The other objection that must be answered is this: is God’s knowledge then the all-encompassing whole that everything belongs to? Do we lapse into a form of idealism by saying this? Again the answer is no, simply because God’s knowledge is distinct from creation itself, just as God’s being is distinct from creation. We cannot separate epistemology from ontology in our thinking.

Response to Gerety

Sean Gerety has written a blog post wherein he attacked my blog post quotation of Berkhof in the following way:

It’s hard to imagine a more vicious attack on the integrity of the Scriptures and the Reformed system of faith than what Keister has written above.

Gerety expounds this attack by saying the following:

If the Scriptures were irrational and violated the laws of logic, specifically the law of contradiction, would they still be trustworthy? I don’t see how? Yet, for Keister reason is not a tool by which we can discover the trustworthiness of Scripture and he confuses the laws of logic with errors in logic due to sin.

I would simply say this: go back to the original post and see if I was saying that we can’t prove the Scriptures to be correct. I was NOT saying that we do not apprehend the Scriptures by use of our reason, fallen though it is (the Holy Spirit is required for us to understand the Scriptures: this is God’s answer to correcting fallen human reason). There is a big difference between apprehending (Gerety’s word is “discover”) God’s word by use of reason (which I think is essential), versus proving God’s Word is true by the use of reason (which I believe is impossible).
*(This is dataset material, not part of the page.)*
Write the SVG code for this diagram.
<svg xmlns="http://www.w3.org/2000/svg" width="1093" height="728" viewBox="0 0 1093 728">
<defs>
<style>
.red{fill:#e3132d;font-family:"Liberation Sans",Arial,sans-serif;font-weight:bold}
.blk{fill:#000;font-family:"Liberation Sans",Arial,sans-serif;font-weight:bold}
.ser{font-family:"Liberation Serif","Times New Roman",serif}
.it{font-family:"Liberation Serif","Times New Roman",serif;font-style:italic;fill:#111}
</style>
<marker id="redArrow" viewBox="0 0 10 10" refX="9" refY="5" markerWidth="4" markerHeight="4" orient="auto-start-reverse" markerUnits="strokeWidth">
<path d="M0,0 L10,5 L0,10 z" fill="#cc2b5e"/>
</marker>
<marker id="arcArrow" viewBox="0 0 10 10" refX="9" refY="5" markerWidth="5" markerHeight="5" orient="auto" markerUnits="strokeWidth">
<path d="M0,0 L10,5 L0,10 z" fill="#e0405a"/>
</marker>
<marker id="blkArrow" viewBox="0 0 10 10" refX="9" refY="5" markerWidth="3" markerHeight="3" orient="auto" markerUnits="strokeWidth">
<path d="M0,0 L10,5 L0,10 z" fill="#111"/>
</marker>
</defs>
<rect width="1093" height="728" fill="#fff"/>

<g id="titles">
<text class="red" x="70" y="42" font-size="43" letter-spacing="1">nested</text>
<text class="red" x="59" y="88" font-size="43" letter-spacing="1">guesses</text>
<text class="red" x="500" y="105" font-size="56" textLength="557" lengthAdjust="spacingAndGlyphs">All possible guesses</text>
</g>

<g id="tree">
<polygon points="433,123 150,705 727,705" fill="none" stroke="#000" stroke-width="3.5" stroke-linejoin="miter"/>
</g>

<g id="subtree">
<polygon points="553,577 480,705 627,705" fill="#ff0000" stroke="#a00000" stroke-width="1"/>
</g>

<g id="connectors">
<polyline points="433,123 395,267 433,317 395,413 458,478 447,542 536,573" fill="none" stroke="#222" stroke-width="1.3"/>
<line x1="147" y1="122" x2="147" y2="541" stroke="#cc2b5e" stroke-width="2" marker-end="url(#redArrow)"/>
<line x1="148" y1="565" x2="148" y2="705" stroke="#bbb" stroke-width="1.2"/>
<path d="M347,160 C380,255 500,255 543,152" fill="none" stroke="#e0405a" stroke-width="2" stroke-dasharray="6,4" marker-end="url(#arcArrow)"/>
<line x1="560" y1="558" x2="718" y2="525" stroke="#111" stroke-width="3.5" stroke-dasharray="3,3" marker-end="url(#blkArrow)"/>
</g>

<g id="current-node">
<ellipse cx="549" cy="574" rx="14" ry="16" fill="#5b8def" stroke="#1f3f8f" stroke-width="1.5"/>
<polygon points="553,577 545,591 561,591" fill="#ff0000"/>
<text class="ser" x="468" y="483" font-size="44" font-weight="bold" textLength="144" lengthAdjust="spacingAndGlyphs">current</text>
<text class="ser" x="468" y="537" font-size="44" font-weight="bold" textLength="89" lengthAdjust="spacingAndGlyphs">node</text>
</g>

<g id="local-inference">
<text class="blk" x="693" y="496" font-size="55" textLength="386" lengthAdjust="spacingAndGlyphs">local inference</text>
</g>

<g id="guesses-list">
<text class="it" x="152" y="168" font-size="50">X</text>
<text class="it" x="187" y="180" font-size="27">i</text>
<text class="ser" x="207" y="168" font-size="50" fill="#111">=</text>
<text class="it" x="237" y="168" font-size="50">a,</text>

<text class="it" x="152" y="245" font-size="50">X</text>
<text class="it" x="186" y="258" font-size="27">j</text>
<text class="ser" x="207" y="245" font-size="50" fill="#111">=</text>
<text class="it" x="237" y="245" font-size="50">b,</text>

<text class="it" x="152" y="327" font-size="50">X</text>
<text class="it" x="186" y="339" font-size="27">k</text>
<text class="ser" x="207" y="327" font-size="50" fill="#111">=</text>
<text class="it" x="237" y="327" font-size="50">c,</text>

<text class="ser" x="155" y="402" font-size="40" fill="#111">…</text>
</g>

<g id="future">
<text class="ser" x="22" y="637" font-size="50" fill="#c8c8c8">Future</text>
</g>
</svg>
Let it also here be said unequivocally that I believe that all logic and infallible reason belong to God, and there is not one single contradiction in all of Scripture. Indeed, God, through Scripture, has given us the very source of logical and rational thinking.
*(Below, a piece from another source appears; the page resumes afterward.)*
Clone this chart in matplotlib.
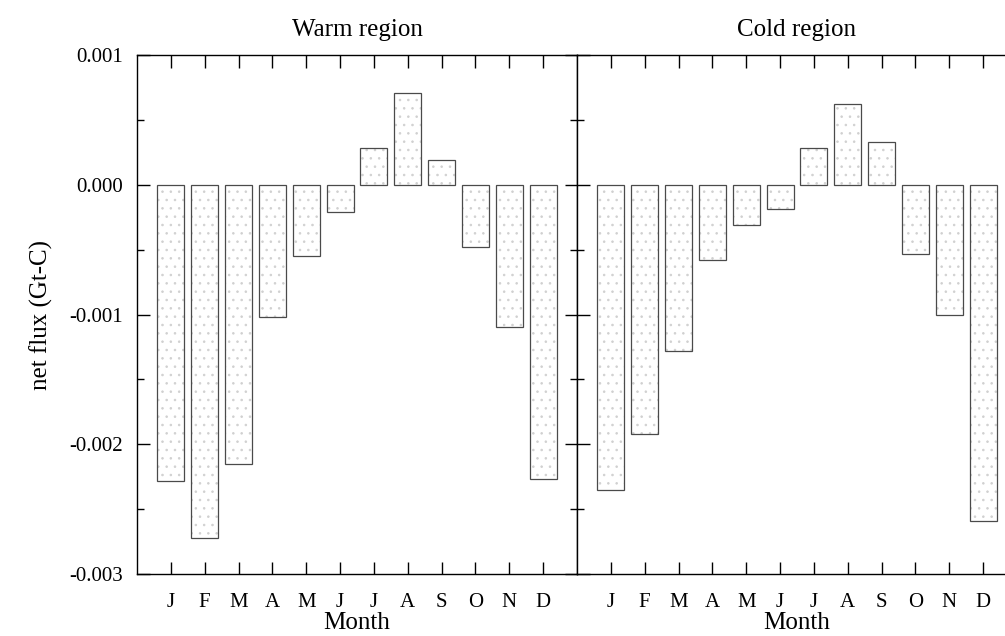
import matplotlib.pyplot as plt
import numpy as np

plt.rcParams['font.family'] = ['Liberation Serif', 'DejaVu Serif']
plt.rcParams['hatch.linewidth'] = 0.6

# month positions and labels
months = ['J', 'F', 'M', 'A', 'M', 'J', 'J', 'A', 'S', 'O', 'N', 'D']
month_pos = np.arange(1, 13)

# net flux (Gt-C)
warm_flux = [-0.00228, -0.00272, -0.00215, -0.00102, -0.00055, -0.00021,
             0.00028, 0.00071, 0.00019, -0.00048, -0.00110, -0.00227]
cold_flux = [-0.00235, -0.00192, -0.00128, -0.00058, -0.00031, -0.00019,
             0.00028, 0.00062, 0.00033, -0.00053, -0.00100, -0.00259]

titles = ['Warm region', 'Cold region']
yticks = [0.001, 0.0, -0.001, -0.002, -0.003]
ytick_labels = ['0.001', '0.000', '-0.001', '-0.002', '-0.003']

fig = plt.figure(figsize=(10.05, 6.36), dpi=100)
ax_left = fig.add_axes([0.1363, 0.0975, 0.4378, 0.816])
ax_right = fig.add_axes([0.5741, 0.0975, 0.4378, 0.816])


def draw_panel(ax, values, title, show_ylabels):
    # stippled fill, then the outline on top
    ax.bar(month_pos, values, width=0.8, color='white', hatch='..',
           edgecolor='#d0d0d0', linewidth=0, zorder=2)
    ax.bar(month_pos, values, width=0.8, fill=False,
           edgecolor='#4a4a4a', linewidth=0.9, zorder=3)
    ax.set_xlim(0, 13)
    ax.set_ylim(-0.003, 0.001)
    ax.set_xticks(month_pos)
    ax.set_xticklabels(months, fontsize=15)
    ax.set_yticks(yticks)
    ax.set_yticks([0.0005, -0.0005, -0.0015, -0.0025], minor=True)
    if show_ylabels:
        ax.set_yticklabels(ytick_labels, fontsize=15)
    else:
        ax.set_yticklabels([])
    ax.tick_params(axis='both', which='major', direction='in', length=9,
                   width=1, top=True, right=True, pad=14)
    ax.tick_params(axis='y', which='minor', direction='in', length=5,
                   width=1, left=True, right=True)
    ax.tick_params(axis='y', which='major', pad=10)
    for s in ax.spines.values():
        s.set_linewidth(1)
        s.set_color('black')
    ax.set_title(title, fontsize=18, pad=14)
    ax.set_xlabel('Month', fontsize=18, labelpad=0)


draw_panel(ax_left, warm_flux, titles[0], True)
draw_panel(ax_right, cold_flux, titles[1], False)
ax_left.set_ylabel('net flux (Gt-C)', fontsize=18, labelpad=12)

fig.savefig('out.png', dpi=100)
The problem here is that Gerety equates my statement of the limited, derivative nature of our reason (which requires an external starting point precisely in order to be valid!) with irrationality. The only thing I was saying in the post (and what Berkhof was saying, as well!) is that Scripture is our starting point, and that we cannot prove a starting point, any more than we can build a foundation under another foundation. The proof is in the pudding, shall we say, and the pudding is one hundred percent logical, when God and Scripture are our starting points.

My questions for Gerety are simple: would Gerety claim that human reason is more foundational to our thinking than God’s Word is? I thought God’s Word WAS truth, the very definition and encapsulation of truth. God’s Word is the very thing that enables us to think truly logically and rationally. Second question: does sin affect fallen man’s logic and rationality at all? I thought human beings were depraved in every aspect of their being, the mind included. Now, I do not claim that unbelievers are incapable of agreeing with a logical proposition. There is such a thing as common grace. However, if Scripture is not the alpha point, the omega point is irrationality. The unbeliever will always start from the wrong place. If you start in the wrong place (i.e., with false premises), then the conclusion will be wrong as well.

In conclusion, I do not believe I have issued any attack whatsoever on the Christian faith, or the Reformed faith, let alone one than which a more vicious attack could scarcely be imagined. Since Gerety is banned from this blog, he will need to respond on his own blog.